I could seriously look at that page all day, I love it so much.

The thing about "World War III" is that everyone has that kind of amazing character moment--even Orion's dog--but as much as it might shock those of you who are familiar with my abject love of Batman-related grevious injury to the face, that's not the part that I get emotional over when I think about this sotry.

By the time the extra-sized 36 page final issue hits--which, for the record, contains more scenes of Orion flying around in his Astro-Harness shouting some of the most amazing phrases ever put on paper--Superman himself has been defeated by Mageddon and chained up within its "techno-active" body and reduced to an almost-mindless shell, reduced to an almost-mindless state. He eventually gets out, thanks to Aztek sacrificing his own life to blow up a good chunk of Mageddon by unleashing an explosion of 4-Dimensional energy (because Grant Morrison, that's why), but he's sorely outmatched.

Which is why the rest of the Justice League concocts a plot so complex that I can only tell you it involves a giant hamster wheel, the Purple Healing Ray, and the stone heads of Easter Island that temporarily gives every single person on Earth super-powers. And that's when the whole of humanity rises up as one to fight alongside Superman against the massive embodiment of despair and hopelessness, because after all the times that he saved them, how could they not save him when he needed them to?

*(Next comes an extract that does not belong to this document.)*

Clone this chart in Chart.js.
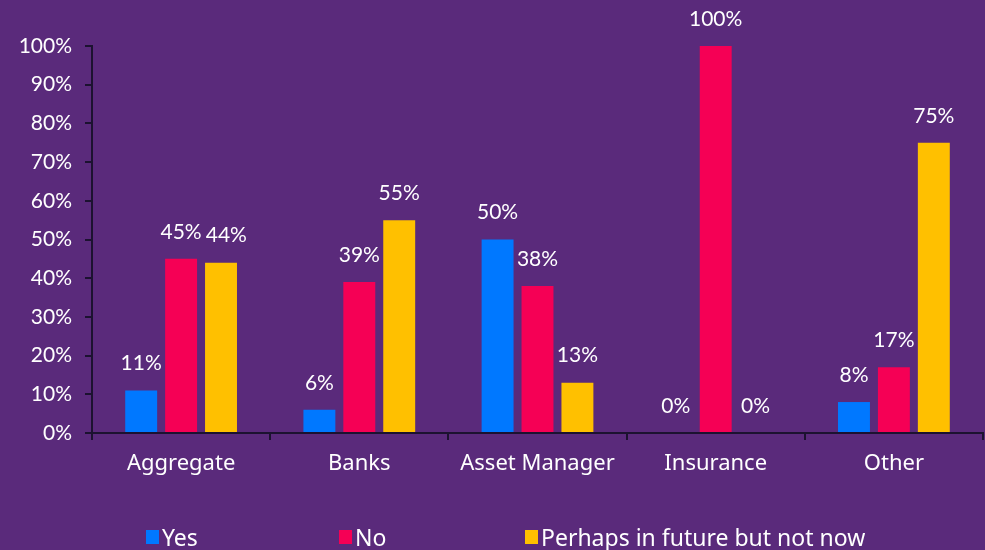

It's an amazing scene, and it's one of the few moments in comics that I get honest-to-God choked up over every time I start talking about it, which is something I can't imagine anybody saying about Black Adam punching Terra's heart out or a clumsy, shoehorned plot about why the Martian Manhunter decided to wear pants this year. But really, I can only say so much, so if you haven't read it, you really ought to.